PROBLEM STATEMENT> Copy each line containing the word "diagram" from the records that follow, please.
-- PROVIDED RECORDS start --
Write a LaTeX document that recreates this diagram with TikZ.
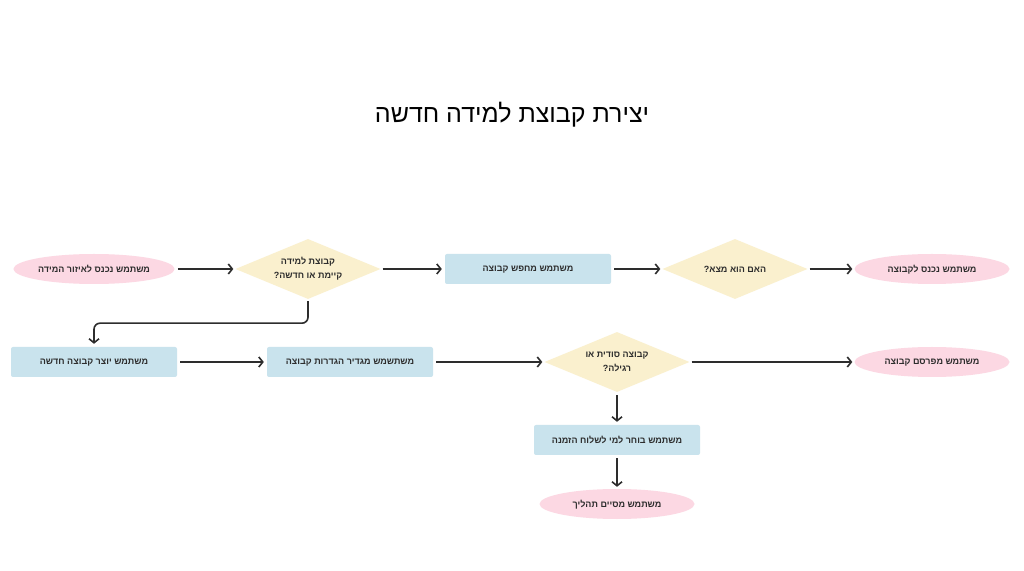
\documentclass[tikz,border=0pt]{standalone}
\usepackage{fontspec}
\setmainfont{Liberation Sans}
\newfontfamily\hebfont[Script=Hebrew,BoldFont={Liberation Sans Bold}]{Liberation Sans}
\TeXXeTstate=1
\usepackage{tikz}
\usetikzlibrary{shapes.geometric,arrows.meta,positioning}
\definecolor{pinkfill}{RGB}{252,216,227}
\definecolor{bluefill}{RGB}{201,227,237}
\definecolor{yellowfill}{RGB}{250,240,206}
\definecolor{linegray}{RGB}{45,45,45}
\newcommand{\hebline}[1]{\beginR #1\endR}
\tikzstyle{startstop} = [ellipse, minimum width=155pt, minimum height=30pt, inner sep=1pt, text depth=1pt, fill=pinkfill, text=linegray, font=\hebfont\bfseries\fontsize{9}{11}\selectfont]
\tikzstyle{process} = [rectangle, rounded corners=2pt, minimum width=166pt, minimum height=30pt, text depth=1pt, fill=bluefill, text=linegray, font=\hebfont\bfseries\fontsize{9}{11}\selectfont]
\tikzstyle{decision} = [diamond, shape aspect=2.4, minimum width=145pt, minimum height=60pt, inner sep=0pt, align=center, fill=yellowfill, text=linegray, font=\hebfont\bfseries\fontsize{9}{14}\selectfont]
\tikzstyle{arrow} = [line width=1.6pt,->,>={Straight Barb[length=4pt,width=10pt]},draw=linegray]

\begin{document}
\begin{tikzpicture}[x=1pt,y=1pt]
        \useasboundingbox[fill=white] (0,0) rectangle (1024,570);
        \node[font=\hebfont\fontsize{25}{30}\selectfont] (title) at (512,455) {\hebline{יצירת קבוצת למידה חדשה}};
        % upper row
        \node[startstop] (enter) at (94,301) {\hebline{משתמש נכנס לאיזור המידה}};
        \node[decision] (exists) at (308,301) {\hebline{קבוצת למידה}\\\hebline{קיימת או חדשה?}};
        \node[process] (search) at (528,301) {\hebline{משתמש מחפש קבוצה}};
        \node[decision] (found) at (735,301) {\hebline{האם הוא מצא?}};
        \node[startstop] (join) at (932,301) {\hebline{משתמש נכנס לקבוצה}};
        % lower row
        \node[process] (create) at (94,208) {\hebline{משתמש יוצר קבוצה חדשה}};
        \node[process] (settings) at (350,208) {\hebline{משתשמש מגדיר הגדרות קבוצה}};
        \node[decision] (secret) at (617,208) {\hebline{קבוצה סודית או}\\\hebline{רגילה?}};
        \node[startstop] (publish) at (932,208) {\hebline{משתמש מפרסם קבוצה}};
        \node[process] (invite) at (617,130) {\hebline{משתמש בוחר למי לשלוח הזמנה}};
        \node[startstop] (finish) at (617,66) {\hebline{משתמש מסיים תהליך}};

        \draw[arrow] ([xshift=3pt]enter.east) -- ([xshift=-2pt]exists.west);
        \draw[arrow] ([xshift=2pt]exists.east) -- ([xshift=-3pt]search.west);
        \draw[arrow] ([xshift=3pt]search.east) -- ([xshift=-2pt]found.west);
        \draw[arrow] ([xshift=2pt]found.east) -- ([xshift=-2pt]join.west);
        \draw[arrow,rounded corners=6pt] ([yshift=-2pt]exists.south) -- ++(0,-22) -| ([yshift=3pt]create.north);
        \draw[arrow] ([xshift=3pt]create.east) -- ([xshift=-3pt]settings.west);
        \draw[arrow] ([xshift=3pt]settings.east) -- ([xshift=-2pt]secret.west);
        \draw[arrow] ([xshift=2pt]secret.east) -- ([xshift=-2pt]publish.west);
        \draw[arrow] ([yshift=-3pt]secret.south) -- ([yshift=3pt]invite.north);
        \draw[arrow] ([yshift=-3pt]invite.south) -- ([yshift=2pt]finish.north);
\end{tikzpicture}
\end{document}
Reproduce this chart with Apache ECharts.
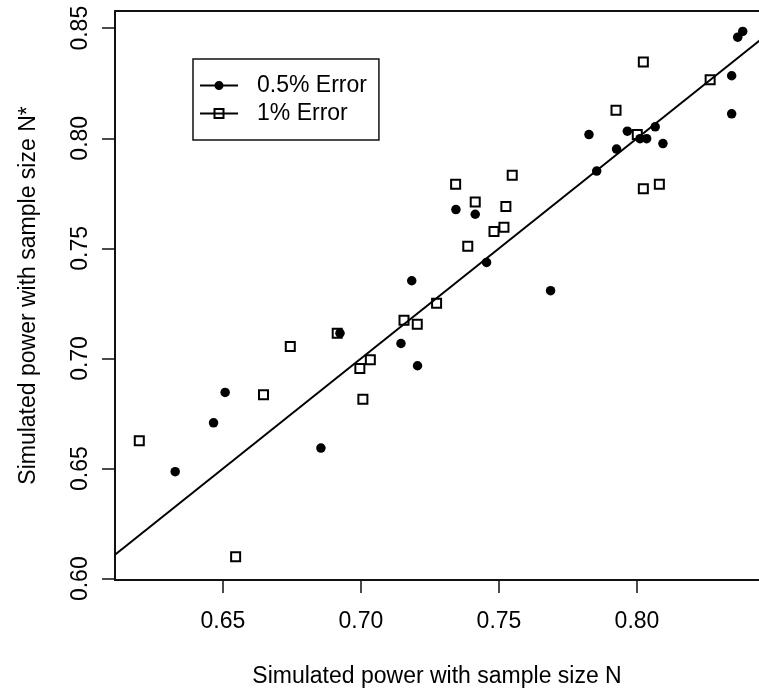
<!DOCTYPE html>
<html>
<head>
<meta charset="utf-8">
<script src="https://cdn.jsdelivr.net/npm/echarts@6/dist/echarts.min.js"></script>
<style>
html,body{margin:0;padding:0;background:#fff;}
#chart{width:759px;height:693px;}
</style>
</head>
<body>
<div id="chart"></div>
<script>
// Series names
const seriesNames = ['0.5% Error', '1% Error'];

// 0.5% Error (filled circles)
const dotsX = [0.8383,0.8365,0.8343,0.8343,0.7826,0.7965,0.8066,0.7926,0.8011,0.8035,0.8094,0.7854,0.7344,0.7414,0.7455,0.7687,0.7184,0.6327,0.6466,0.6508,0.6924,0.6855,0.7145,0.7205];
const dotsY = [0.8485,0.8459,0.8284,0.8111,0.8017,0.8032,0.8052,0.7951,0.7998,0.7998,0.7976,0.7851,0.7676,0.7655,0.7436,0.7308,0.7353,0.6486,0.6708,0.6846,0.7115,0.6593,0.7068,0.6967];

// 1% Error (open squares)
const squaresX = [0.8023,0.7924,0.8265,0.8001,0.7343,0.7548,0.7414,0.7525,0.7482,0.7518,0.7387,0.8023,0.8081,0.6197,0.6647,0.6744,0.6914,0.6546,0.6996,0.7034,0.7007,0.7156,0.7204,0.7274];
const squaresY = [0.8346,0.8127,0.8266,0.8017,0.7791,0.7832,0.7711,0.7690,0.7577,0.7596,0.7510,0.7771,0.7791,0.6626,0.6835,0.7054,0.7115,0.6100,0.6954,0.6994,0.6815,0.7174,0.7156,0.7251];

// Tick labels
const xTicks = [0.65, 0.70, 0.75, 0.80];
const yTicks = [0.60, 0.65, 0.70, 0.75, 0.80, 0.85];

// Axis ranges
const xRange = [0.6109, 0.8442];
const yRange = [0.5994, 0.8578];

// Reference line y = x (endpoints)
const refLine = [0.59, 0.87];

const FONT = '"Liberation Sans", Arial, sans-serif';
const INK = '#111';

const chart = echarts.init(document.getElementById('chart'), null, {renderer: 'canvas'});

const dotIcon = 'path://M0,0 L0.01,0 L0.01,0.01 Z M0,10.99 L0.01,10.99 L0.01,11 Z M0,4.5 L38,4.5 L38,6.5 L0,6.5 Z M23.5,5.5 A4.5,4.5 0 1 1 14.5,5.5 A4.5,4.5 0 1 1 23.5,5.5 Z';
const sqIcon = 'path://M0,4.5 L38,4.5 L38,6.5 L0,6.5 Z M13.5,0 L24.5,0 L24.5,11 L13.5,11 Z M15.5,2 L15.5,9 L22.5,9 L22.5,2 Z';

const fmt = v => v.toFixed(2);

const option = {
  animation: false,
  backgroundColor: '#fff',
  textStyle: {fontFamily: FONT},
  grid: {left: 115, top: 11, right: 0, bottom: 111, containLabel: false},
  legend: {
    orient: 'vertical',
    left: 193, top: 59,
    borderColor: INK, borderWidth: 1.5,
    padding: [15, 12, 15, 7],
    itemGap: 5,
    itemWidth: 38, itemHeight: 11,
    textStyle: {fontSize: 23, color: '#000', fontFamily: FONT, padding: [0, 0, 0, 14]},
    data: [
      {name: seriesNames[0], icon: dotIcon, itemStyle: {color: '#000', borderWidth: 0, opacity: 1}},
      {name: seriesNames[1], icon: sqIcon, itemStyle: {color: '#000', borderWidth: 0, opacity: 1}}
    ]
  },
  xAxis: [
    {
      type: 'value', position: 'bottom', min: xRange[0], max: xRange[1],
      name: 'Simulated power with sample size N',
      nameLocation: 'middle', nameGap: 85,
      nameTextStyle: {fontSize: 23, color: '#000', fontFamily: FONT},
      axisLine: {show: true, onZero: false, lineStyle: {color: INK, width: 2}},
      axisTick: {show: true, length: 13, customValues: xTicks, lineStyle: {color: INK, width: 1.5}},
      axisLabel: {customValues: xTicks, formatter: fmt, fontSize: 23, color: '#000', margin: 30, fontFamily: FONT},
      splitLine: {show: false}
    },
    {
      type: 'value', position: 'top', min: xRange[0], max: xRange[1],
      axisLine: {show: true, onZero: false, lineStyle: {color: INK, width: 2}},
      axisTick: {show: false}, axisLabel: {show: false}, splitLine: {show: false}
    }
  ],
  yAxis: {
    type: 'value', position: 'left', min: yRange[0], max: yRange[1],
    name: 'Simulated power with sample size N*',
    nameLocation: 'middle', nameGap: 75,
    nameTextStyle: {fontSize: 23, color: '#000', fontFamily: FONT},
    axisLine: {show: true, onZero: false, lineStyle: {color: INK, width: 2}},
    axisTick: {show: true, length: 13, customValues: yTicks, lineStyle: {color: INK, width: 1.5}},
    axisLabel: {customValues: yTicks, formatter: fmt, rotate: 90, fontSize: 23, color: '#000', margin: 23, fontFamily: FONT},
    splitLine: {show: false}
  },
  series: [
    {
      name: seriesNames[0], type: 'scatter', symbol: 'circle', symbolSize: 9.5,
      itemStyle: {color: '#000', opacity: 1},
      data: dotsX.map((x, i) => [x, dotsY[i]]),
      z: 3
    },
    {
      name: seriesNames[1], type: 'scatter', symbol: 'rect', symbolSize: 9,
      itemStyle: {color: 'rgba(255,255,255,0)', borderColor: '#000', borderWidth: 2, opacity: 1},
      data: squaresX.map((x, i) => [x, squaresY[i]]),
      z: 2
    },
    {
      name: 'identity', type: 'line', showSymbol: false, symbol: 'none',
      lineStyle: {color: '#000', width: 2},
      data: [[refLine[0], refLine[0]], [refLine[1], refLine[1]]],
      clip: true, silent: true, z: 4
    }
  ]
};

chart.setOption(option);
</script>
</body>
</html>
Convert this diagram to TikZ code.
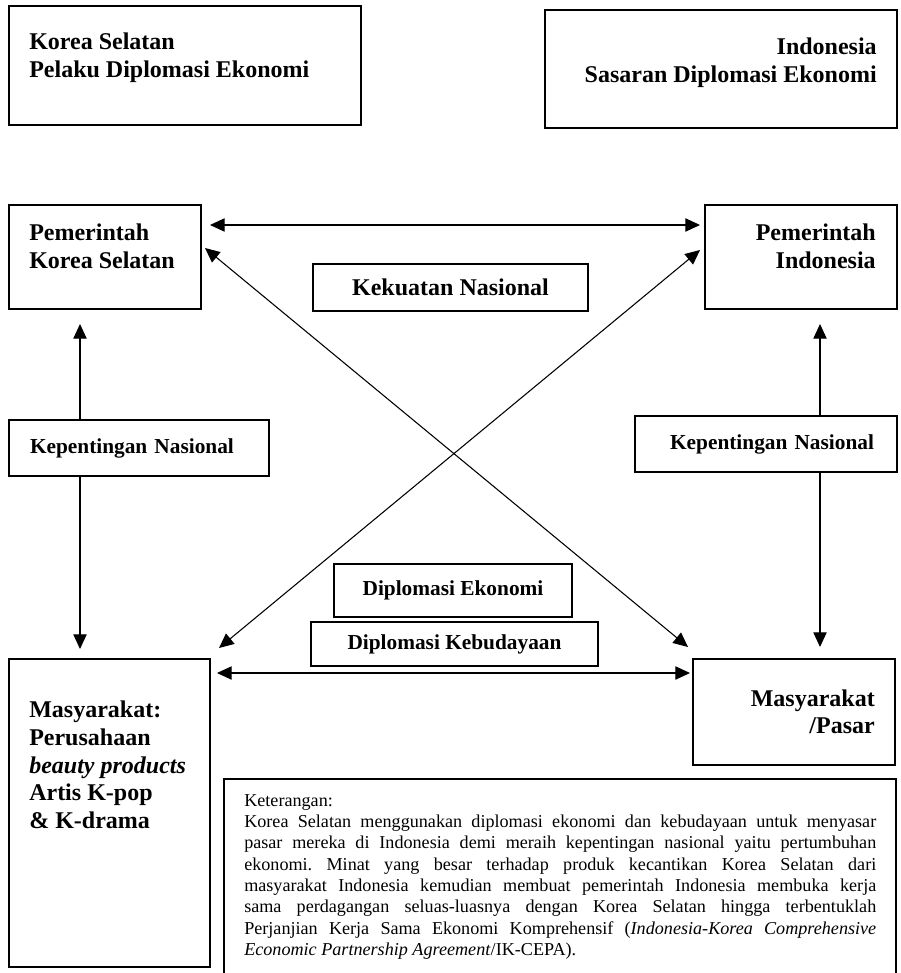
-- PROVIDED RECORDS end --
THE RESPONSE>
Write a LaTeX document that recreates this diagram with TikZ.
Convert this diagram to TikZ code.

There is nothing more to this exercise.